Updated by okurz about 2 years ago
I assume https://openqa.suse.de/tests/9920506 is the same problem but trying to connect to esxi7.qa.suse.cz, labeled and retriggered.
Updated by okurz about 2 years ago
- Status changed from In Progress to Feedback
Jobs were retriggered
Updated by okurz about 2 years ago
From now:
$ openqa-query-for-job-label poo#120112
9918133|2022-11-10 15:57:43|done|failed|select_modules_and_patterns+registration_dev|backend done: Error connecting to <root@win2k19.qa.suse.cz>: Connection timed out|worker2
9918139|2022-11-10 15:50:17|done|failed|select_modules_and_patterns+registration_dev|backend done: Error connecting to <root@win2k19.qa.suse.cz>: Connection timed out|worker2
9920079|2022-11-10 13:47:51|done|failed|jeos-containers-docker|backend done: Error connecting to <root@win2k19.qa.suse.cz>: Connection timed out|worker2
9919801|2022-11-10 13:39:19|done|failed|msdos_dev|backend done: Error connecting to <root@win2k19.qa.suse.cz>: Connection timed out|worker2
9919668|2022-11-10 13:39:17|done|failed|jeos-main|backend done: Error connecting to <root@win2k19.qa.suse.cz>: Connection timed out|worker2
9919869|2022-11-10 13:39:16|done|failed|jeos-filesystem|backend done: Error connecting to <root@win2k19.qa.suse.cz>: Connection timed out|worker2
9919863|2022-11-10 13:39:16|done|failed|jeos-main|backend done: Error connecting to <root@win2k19.qa.suse.cz>: Connection timed out|worker2
9919662|2022-11-10 13:39:16|done|failed|jeos-base+sdk+desktop|backend done: Error connecting to <root@win2k19.qa.suse.cz>: Connection timed out|worker2
9919606|2022-11-10 13:28:43|done|failed|default|backend done: Error connecting to <root@win2k19.qa.suse.cz>: Connection timed out|worker2
9919342|2022-11-10 13:13:20|done|failed|online_upgrade_sles15sp4_hyperv|backend done: Error connecting to <root@win2k19.qa.suse.cz>: Connection timed out|worker2
so no more failures since more than 12h, good sign.

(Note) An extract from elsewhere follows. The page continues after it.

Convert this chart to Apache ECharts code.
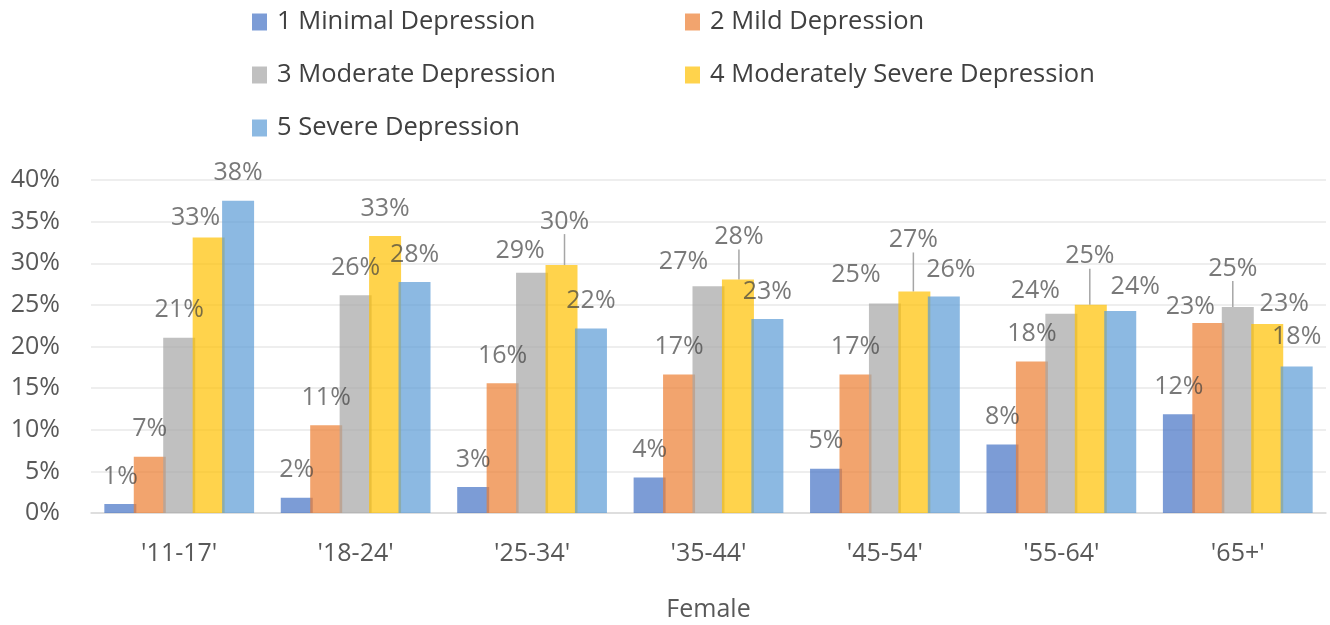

Updated by okurz about 2 years ago
- Due date deleted (
2022-11-22) - Status changed from Feedback to Resolved
https://openqa.suse.de/tests/9922599 from the original scenario passing at least bootloader_hyperv.
Updated by openqa_review about 2 years ago
- Status changed from Resolved to Feedback
This is an autogenerated message for openQA integration by the openqa_review script:
This bug is still referenced in a failing openQA test: online_upgrade_sles15sp4_vmware@svirt-vmware70
https://openqa.suse.de/tests/10031922#step/bootloader_svirt/1
To prevent further reminder comments one of the following options should be followed:
- The test scenario is fixed by applying the bug fix to the tested product or the test is adjusted
- The openQA job group is moved to "Released" or "EOL" (End-of-Life)
- The bugref in the openQA scenario is removed or replaced, e.g.
label:wontfix:boo1234
Expect the next reminder at the earliest in 28 days if nothing changes in this ticket.
Updated by okurz about 2 years ago
- Status changed from Feedback to Resolved
That one test was labeled via carry-over but failed in
# Test died: {
"console" => "svirt",
"function" => "define_and_start",
"json_cmd_token" => "plFjuRzC",
"args" => [],
"wantarray" => undef,
"cmd" => "backend_proxy_console_call"
}
virsh define failed at /usr/lib/os-autoinst/consoles/sshVirtsh.pm line 523.
which is unrelated. I removed the comment from the openQA job.